Never Do Without You: Adding the seasoning

Back in 2021, my friend Jesse Thorn interviewed two of my creative heroes, Jimmy Jam and Terry Lewis, for an absolutely indispensible episode of Bullseye. The whole show is incredible, but the highlight for me is at the 47:43 mark:

Jesse: I have a friend who is king nerd of the Minneapolis sound. Just one of the greatest nerds of every tributary of that river—not least of which is your work. And he heard I was doing this interview and he sent me this stem that I wanted to play. So, this is from—and just ‘cause I just loved hearing it. So, first I wanna play a little bit of a hit that you guys made with Janet Jackson called “Love Would Never Do Without You”.
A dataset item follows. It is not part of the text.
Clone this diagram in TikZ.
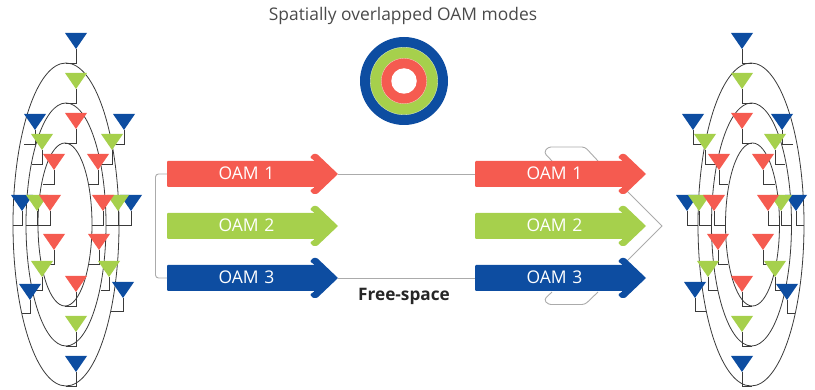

[Love Would Never Do plays]

Jesse: So, like, when I hear that record, I hear a lot of the—a lot of the kind of signatures of the especially kind of upbeat records that you made with Janet Jackson. Right? Janet has this beautiful—this beautiful light voice that always feels like it’s flying no matter what she’s singing. And you’re backing that up with those—you know, with those hard drums. You know, boom-BOP! You know? But he sent me—the stem that he sent me, and he like—he sent me a timecode. He wanted me to hear this particular—was the synth. Just halfway through the record. So, I just wanna play a little bit of that.
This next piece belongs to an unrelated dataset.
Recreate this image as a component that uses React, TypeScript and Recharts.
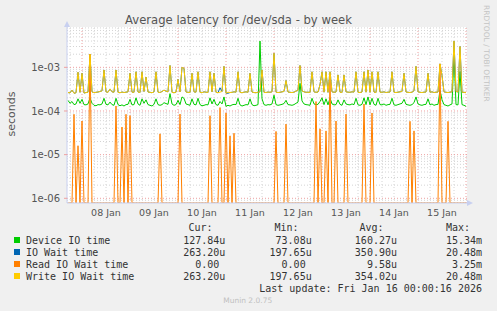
import { CartesianGrid, Line, LineChart, ReferenceLine, XAxis, YAxis } from 'recharts';

const WIDTH = 497;
const HEIGHT = 311;
const Y_MIN = 7.8e-7;
const Y_MAX = 8.4e-3;

// one sample per hour, values in microseconds, left edge = 07 Jan 16:30
const DEVICE_IO = [
  175, 150, 165, 140, 145, 190, 150, 185, 140, 138,
  145, 200, 150, 135, 132, 140, 138, 145, 195, 142,
  138, 160, 140, 135, 195, 140, 132, 138, 130, 140,
  142, 185, 138, 140, 200, 145, 135, 190, 150, 180,
  140, 135, 130, 142, 190, 140, 135, 140, 155, 148,
  142, 250, 145, 135, 140, 175, 140, 210, 195, 145,
  140, 135, 190, 142, 138, 195, 140, 132, 135, 140,
  138, 200, 145, 185, 140, 135, 165, 145, 210, 128,
  135, 130, 138, 142, 140, 195, 138, 130, 135, 140,
  138, 190, 140, 132, 135, 140, 4000, 190, 140, 135,
  140, 138, 145, 230, 140, 135, 138, 142, 148, 175,
  140, 138, 135, 140, 150, 160, 430, 170, 145, 140,
  138, 135, 195, 145, 140, 142, 165, 200, 140, 190,
  138, 200, 145, 138, 140, 180, 142, 135, 180, 145,
  140, 138, 145, 140, 195, 138, 135, 142, 200, 140,
  210, 138, 195, 142, 135, 195, 140, 138, 145, 135,
  140, 142, 195, 138, 135, 140, 145, 150, 185, 142,
  138, 135, 140, 155, 210, 145, 138, 135, 140, 142,
  190, 138, 145, 135, 140, 142, 300, 180, 140, 135,
  130, 138, 145, 2000, 140, 138, 800, 140, 135, 128,
];

const IO_WAIT = [
  265, 260, 300, 255, 262, 770, 268, 730, 258, 265,
  270, 2000, 275, 262, 268, 272, 280, 290, 870, 275,
  268, 320, 275, 270, 870, 268, 262, 272, 265, 270,
  275, 730, 270, 268, 790, 272, 265, 790, 280, 600,
  272, 268, 262, 275, 790, 270, 265, 280, 300, 285,
  275, 1100, 268, 262, 270, 530, 275, 1000, 950, 272,
  268, 265, 730, 275, 270, 790, 268, 262, 275, 270,
  265, 790, 275, 730, 268, 262, 340, 280, 1050, 255,
  255, 265, 268, 275, 270, 790, 268, 262, 270, 275,
  268, 730, 272, 265, 262, 270, 275, 870, 268, 265,
  272, 268, 275, 2100, 270, 265, 268, 275, 280, 500,
  272, 268, 265, 270, 285, 300, 1100, 290, 275, 268,
  270, 265, 790, 275, 268, 272, 400, 790, 270, 790,
  268, 790, 275, 268, 272, 670, 270, 265, 670, 275,
  270, 268, 275, 272, 790, 268, 265, 272, 790, 270,
  870, 268, 790, 272, 265, 790, 270, 268, 275, 265,
  270, 272, 790, 268, 265, 270, 275, 280, 730, 272,
  268, 265, 270, 290, 1050, 275, 268, 265, 270, 272,
  730, 268, 275, 265, 270, 272, 1200, 650, 275, 268,
  265, 270, 275, 4000, 280, 272, 3000, 270, 268, 263,
];

const READ_WAIT = [
  0, 0, 0, 84, 0, 16, 0, 59, 0, 0,
  0, 2000, 0, 0, 0, 0, 0, 0, 0, 0,
  0, 0, 0, 0, 130, 0, 0, 43, 0, 84,
  0, 78, 0, 0, 0, 0, 0, 0, 0, 0,
  0, 0, 0, 0, 0, 0, 30, 0, 0, 0,
  0, 0, 0, 0, 0, 0, 85, 0, 0, 0,
  0, 0, 0, 0, 0, 0, 0, 0, 0, 0,
  0, 78, 0, 0, 0, 0, 120, 0, 0, 90,
  0, 27, 0, 31, 0, 0, 0, 0, 0, 0,
  0, 0, 0, 0, 0, 0, 0, 0, 0, 0,
  0, 0, 0, 0, 34, 0, 0, 0, 0, 50,
  0, 0, 0, 0, 0, 0, 0, 0, 0, 0,
  0, 0, 0, 0, 165, 0, 39, 0, 0, 35,
  0, 700, 0, 0, 59, 0, 0, 0, 0, 85,
  0, 0, 0, 0, 0, 0, 0, 0, 145, 0,
  0, 0, 90, 0, 0, 0, 0, 0, 0, 0,
  0, 0, 0, 0, 0, 0, 0, 0, 0, 0,
  0, 58, 0, 35, 0, 0, 0, 0, 0, 0,
  0, 0, 0, 0, 0, 0, 1200, 0, 0, 0,
  58, 0, 0, 0, 0, 0, 0, 0, 0, 0,
];

const WRITE_WAIT = [
  265, 260, 300, 255, 262, 770, 268, 730, 258, 265,
  270, 2000, 275, 262, 268, 272, 280, 290, 870, 275,
  268, 320, 275, 270, 870, 268, 262, 272, 265, 270,
  275, 730, 270, 268, 790, 272, 265, 790, 280, 600,
  272, 268, 262, 275, 790, 270, 265, 280, 300, 285,
  275, 1100, 268, 262, 270, 530, 275, 1000, 950, 272,
  268, 265, 730, 275, 270, 790, 268, 262, 275, 270,
  265, 790, 275, 730, 268, 262, 270, 280, 1050, 255,
  270, 265, 268, 275, 270, 790, 268, 262, 270, 275,
  268, 730, 272, 265, 262, 270, 275, 870, 268, 265,
  272, 268, 275, 2100, 270, 265, 268, 275, 280, 500,
  272, 268, 265, 270, 285, 300, 1100, 290, 275, 268,
  270, 265, 790, 275, 268, 272, 400, 790, 270, 790,
  268, 790, 275, 268, 272, 670, 270, 265, 670, 275,
  270, 268, 275, 272, 790, 268, 265, 272, 790, 270,
  870, 268, 790, 272, 265, 790, 270, 268, 275, 265,
  270, 272, 790, 268, 265, 270, 275, 280, 730, 272,
  268, 265, 270, 290, 1050, 275, 268, 265, 270, 272,
  730, 268, 275, 265, 270, 272, 1200, 650, 275, 268,
  265, 270, 275, 4000, 280, 272, 3000, 270, 268, 263,
];

const DAY_TICKS = [19.5, 43.5, 67.5, 91.5, 115.5, 139.5, 163.5, 187.5];
const DAY_LABELS = ['08 Jan', '09 Jan', '10 Jan', '11 Jan', '12 Jan', '13 Jan', '14 Jan', '15 Jan'];
const Y_TICKS = [1e-6, 1e-5, 1e-4, 1e-3];
const Y_LABELS = ['1e-06', '1e-05', '1e-04', '1e-03'];

const SERIES_NAMES = ['Device IO time', 'IO Wait time', 'Read IO Wait time', 'Write IO Wait time'];
const SERIES_KEYS = ['device', 'ioWait', 'read', 'write'];
const SERIES_COLORS = ['#00cc00', '#0066b3', '#ff8000', '#ffcc00'];
const CUR = ['127.84u', '263.20u', '0.00 ', '263.20u'];
const MIN = ['73.08u', '197.65u', '0.00 ', '197.65u'];
const AVG = ['160.27u', '350.90u', '9.58u', '354.02u'];
const MAX = ['15.34m', '20.48m', '3.25m', '20.48m'];

const GRID_MINOR = '#d4d4d4';
const GRID_MAJOR = '#eea0a0';
const AXIS_COLOR = '#c8d0f0';
const TEXT_COLOR = '#555555';

const rows = DEVICE_IO.map((v, i) => ({
  h: i + 0.5,
  device: v * 1e-6,
  ioWait: IO_WAIT[i] * 1e-6,
  read: READ_WAIT[i] > 0 ? READ_WAIT[i] * 1e-6 : Y_MIN,
  write: WRITE_WAIT[i] * 1e-6,
}));

const minorY: number[] = [];
for (let e = -7; e <= -3; e++) {
  for (let m = 2; m <= 9; m++) {
    const v = m * Math.pow(10, e);
    if (v > Y_MIN && v < Y_MAX) minorY.push(v);
  }
}
const sixHours: number[] = [];
for (let h = 1.5; h < 200; h += 6) sixHours.push(h);

function DayTick(props: any) {
  const idx = DAY_TICKS.indexOf(props.payload.value);
  return (
    <text x={props.x} y={props.y + 13} textAnchor="middle" fontSize={9.5} fill={TEXT_COLOR} fontFamily="DejaVu Sans">
      {DAY_LABELS[idx]}
    </text>
  );
}

const mono = { fontFamily: 'DejaVu Sans Mono', fontSize: 10, fill: '#333', whiteSpace: 'pre' } as const;
const LEGEND_Y = [243.5, 255.5, 267.5, 279.5];
const COL_END = [225.3, 311.7, 397, 482];
const HEAD_END = [212.5, 298.5, 383.5, 470];

export default function App() {
  return (
    <div style={{ position: 'relative', width: WIDTH, height: HEIGHT, background: '#f0f0f0' }}>
      <style>{'body{margin:0}'}</style>
      <LineChart width={WIDTH} height={HEIGHT} data={rows} margin={{ top: 27, right: 30, bottom: 0, left: 0 }}>
        <CartesianGrid fill="#ffffff" horizontal={false} vertical={false} />
        {minorY.map((v) => (
          <ReferenceLine key={'my' + v} y={v} stroke={GRID_MINOR} strokeDasharray="1 2" />
        ))}
        {sixHours.map((h) => (
          <ReferenceLine
            key={'vx' + h}
            x={h}
            stroke={(h - 7.5) % 24 === 0 ? GRID_MAJOR : GRID_MINOR}
            strokeDasharray="1 2"
          />
        ))}
        {Y_TICKS.map((v) => (
          <ReferenceLine key={'My' + v} y={v} stroke={GRID_MAJOR} strokeDasharray="1 2" />
        ))}
        <XAxis
          dataKey="h"
          type="number"
          domain={[0, 200]}
          ticks={DAY_TICKS}
          allowDataOverflow
          height={108}
          tickLine={false}
          tickSize={0}
          tickMargin={0}
          tick={<DayTick />}
          axisLine={{ stroke: AXIS_COLOR }}
        />
        <YAxis
          type="number"
          scale="log"
          domain={[Y_MIN, Y_MAX]}
          allowDataOverflow
          ticks={Y_TICKS}
          width={67}
          tickSize={3}
          tickMargin={4}
          tickLine={{ stroke: GRID_MAJOR }}
          axisLine={{ stroke: AXIS_COLOR }}
          tickFormatter={(v: number) => Y_LABELS[Y_TICKS.indexOf(v)] ?? ''}
          tick={{ fontSize: 10, fill: TEXT_COLOR, fontFamily: 'DejaVu Sans' }}
        />
        {SERIES_KEYS.map((k, i) => (
          <Line
            key={k}
            dataKey={k}
            type="linear"
            stroke={SERIES_COLORS[i]}
            strokeWidth={1}
            dot={false}
            isAnimationActive={false}
          />
        ))}
      </LineChart>
      <svg width={WIDTH} height={HEIGHT} style={{ position: 'absolute', left: 0, top: 0, pointerEvents: 'none' }}>
        <text x={238.5} y={24} textAnchor="middle" fontFamily="DejaVu Sans" fontSize={11.6} fill={TEXT_COLOR}>
          Average latency for /dev/sda - by week
        </text>
        <text
          transform="translate(15,114) rotate(-90)"
          textAnchor="middle"
          fontFamily="DejaVu Sans"
          fontSize={11}
          fill={TEXT_COLOR}
        >
          seconds
        </text>
        <text transform="translate(484,5) rotate(90)" fontFamily="DejaVu Sans" fontSize={7.5} fill="#c4c4c4">
          RRDTOOL / TOBI OETIKER
        </text>
        <polygon points="64,27 70,27 67,21" fill={AXIS_COLOR} />
        <polygon points="467,200 467,206 473,203" fill={AXIS_COLOR} />
        <text x={HEAD_END[0]} y={231} textAnchor="end" style={mono}>Cur:</text>
        <text x={HEAD_END[1]} y={231} textAnchor="end" style={mono}>Min:</text>
        <text x={HEAD_END[2]} y={231} textAnchor="end" style={mono}>Avg:</text>
        <text x={HEAD_END[3]} y={231} textAnchor="end" style={mono}>Max:</text>
        {SERIES_NAMES.map((name, i) => (
          <g key={name}>
            <rect x={14} y={LEGEND_Y[i] - 6.5} width={6} height={6} fill={SERIES_COLORS[i]} />
            <text x={26} y={LEGEND_Y[i]} style={mono}>{name}</text>
            <text x={COL_END[0]} y={LEGEND_Y[i]} textAnchor="end" style={mono}>{CUR[i]}</text>
            <text x={COL_END[1]} y={LEGEND_Y[i]} textAnchor="end" style={mono}>{MIN[i]}</text>
            <text x={COL_END[2]} y={LEGEND_Y[i]} textAnchor="end" style={mono}>{AVG[i]}</text>
            <text x={COL_END[3]} y={LEGEND_Y[i]} textAnchor="end" style={mono}>{MAX[i]}</text>
          </g>
        ))}
        <text x={482} y={291.5} textAnchor="end" style={mono}>Last update: Fri Jan 16 00:00:16 2026</text>
        <text x={247.7} y={302.7} textAnchor="middle" fontFamily="DejaVu Sans" fontSize={7.5} fill="#c0c0c0">
          Munin 2.0.75
        </text>
      </svg>
    </div>
  );
}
[plays the funkiest organ riff you've ever heard in your goddamn life]

Jesse: So, I gotta take us out of that or else I’ll just—

Terry: Ooooh, that’s funky.

Jesse: I’ll just listen to it all day long.

Jimmy: Yeah. That was my—that was my attempt at Sly and the Family Stone, right there. [Jesse and Terry laugh.] But played on a—played on a—played on an OB-8. That’s an OB-8 organ. It’s—A5 is the setting on the OB-8, on the original settings, that’s what that is. I know exactly the sound. That’s funky.
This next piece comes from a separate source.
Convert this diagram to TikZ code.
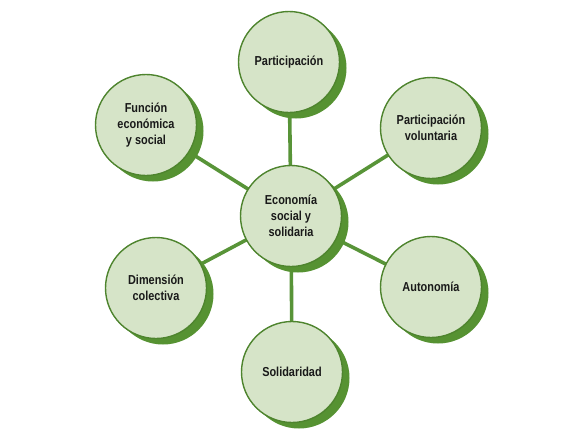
\documentclass[tikz,border=0pt]{standalone}
\usepackage{fontspec}
\setmainfont{Liberation Sans}
\newfontfamily\bubblefont[FakeStretch=0.84]{Liberation Sans}
\usepackage{tikz}
\usetikzlibrary{shadows}
\definecolor{bubblefill}{RGB}{214,228,200}
\definecolor{bubbleedge}{RGB}{78,132,46}
\definecolor{bubbleshade}{RGB}{86,146,50}
\definecolor{spoke}{RGB}{88,148,56}
\pgfdeclarelayer{background}
\pgfsetlayers{background,main}

\begin{document}
\begin{tikzpicture}[x=1pt,y=-1pt,
  bubble/.style={circle,draw=bubbleedge,line width=1.4pt,fill=bubblefill,
    minimum size=101pt,inner sep=0pt,align=center,text=black!90,
    font=\bubblefont\fontsize{13}{16}\selectfont\bfseries,
    drop shadow={shadow xshift=7pt,shadow yshift=-6pt,fill=bubbleshade,opacity=1}},
  spokeline/.style={spoke,line width=3.6pt}]
  \useasboundingbox (0,0) rectangle (562,437);
  % hub and the six surrounding ideas
  \node[bubble] (ess) at (291,216) {Economía\\social y\\solidaria};
  \node[bubble] (part) at (289,62) {Participación};
  \node[bubble] (volun) at (431,128) {Participación\\voluntaria};
  \node[bubble] (auto) at (431,287) {Autonomía};
  \node[bubble] (soli) at (292,372) {Solidaridad};
  \node[bubble] (dimen) at (156,288) {Dimensión\\colectiva};
  \node[bubble] (funcion) at (146,125) {Función\\económica\\y social};
  % spokes behind the bubbles
  \begin{pgfonlayer}{background}
    \foreach \n in {part,volun,auto,soli,dimen,funcion}
      \draw[spokeline] (ess.center) -- (\n.center);
  \end{pgfonlayer}
\end{tikzpicture}
\end{document}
Jesse: What’s wild to me about that is that that is like a complimentary piece in this song. Right? Like, as I described, like as a casual listener to that hit record, I’m hearing Janet and I’m hearing that drum track. You know? And I’m hearing choruses of vocals. You know, you’ve got the kind of big call and response-y type deal going on. You know, there’s a lot of things going on in that song. And that part [chuckling] is so distinctive and so funky and it’s just in there. You know what I mean? Like, it’s just a piece of the puzzle.

Jimmy: It’s—yeah. You know, that’s the seasoning. When I—when we do—I talk all the time about the seasoning and stuff. It’s like when you cook in the kitchen. Right? You know, when you taste the food, you just taste it and it either tastes good or it doesn’t taste good. But if you’re an actual chef when you taste the food, you’re not only tasting that it tastes good overall, but you’re also deciphering all of the seasonings that are in there. So, that organ part is one of those things that you don’t necessarily hear it, but you feel it. Like if you take it out, it doesn’t feel the same. Like a certain spice, if you take it out, it doesn’t taste the same. Andi it’s not even that you’re tasting the spice, but you can taste when it’s not there. I love music nerds, because I’m a music nerd myself and I love when there’s things in there that only music nerds would ever hear or appreciate what they are. Because I just think it’s important. And I think to the casual listener—like I say, they don’t know that it’s there, but they know the way that it makes them feel when they hear it. You know? So, that’s cool. I—that’s awesome. I haven’t heard that part broken out like that before, either. So, that’s very cool.

The Spice

The reason this conversation (and this riff!) stuck with me so much is because it speaks to the care, and the craft, and the belief that people will really hear what you're doing, even years or decades later, and know the love and the funk and the soul that went into making something.

Early the covid pandemic, when everyone was hanging out on Instagram live listening to DJ sets, I found myself listening in the wee hours of the night to one of Questlove's DJ sets, and reflecting on some of the beautiful details that buried in the mix. In doing so, I said that sometimes you have to "squint your ears", and one of the people who reacted most enthusiastically to that conversation was Jimmy Jam, who understood instinctively that this was just another way of getting to what he calls here the "right spices" to have in the mix.

I've constantly been inspired by someone like Jimmy because he can operate both at the most foundational level of being a brilliant working musician who instinctively knows how to make a timeless groove, and he can be one of the most effective and influential executives in the entire recording industry by leading the Recording Academy. Being able to keep the head and the heart so closely in sync while pursuing a legendary career and never, ever compromising is honestly the dream.

And being able to seamlessly articulate why he had such a funky little gift hidden for us in one of Janet's greatest songs gives me so much hope that maybe the rest of us can create that kind of greatness too.